A novel drug developed by a team of scientists from the Cancer Institute of Singapore (CSI Singapore) at the National University of Singapore (NUS) could potentially treat liver cancer more effectively.
The peptide drug called FFW shows promise in reducing tumour growth and slowing down spread of cancer cells, NUS said in a press release on Aug 16, 2018.
Currently, the main first-line treatment for liver cancer is the drug Sorafenib, which has adverse side effects and prolongs survival for only three months.
The international team comprises researchers from Brigham and Women’s Hospital at Harvard Medical School, the Department of Biological Sciences under the NUS Faculty of Science, as well as the Agency for Science, Technology and Research.

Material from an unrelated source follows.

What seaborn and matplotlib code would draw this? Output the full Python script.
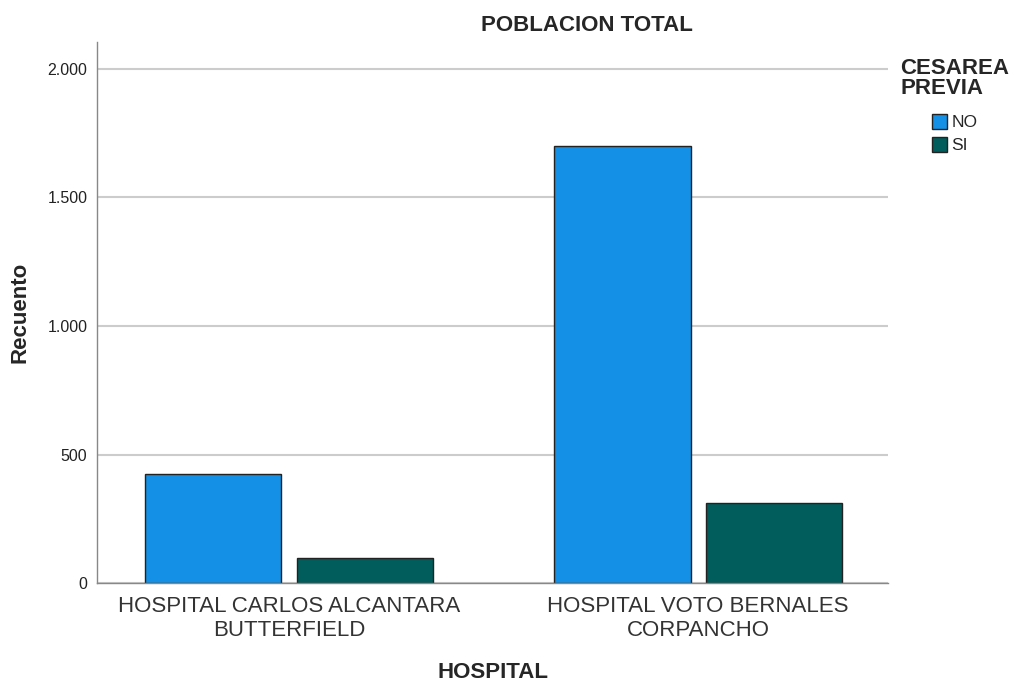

Dr Liu Bee Hui, Research Fellow at CSI Singapore, said, “Based on the information we gained from structural and global gene expression, we are continuing our work on this peptide and other peptides with similar structures, with the aim of eventually being able to make them into clinical grade drugs for the benefit of patients.”
Associate Professor Li Chai from Brigham and Women’s Hospital at Harvard Medical School, explained, “An ideal cancer target should be cancer-specific and non-toxic to normal tissues. To this end, we are collaborating to find a missing link that can cure cancer and restore normal cell function."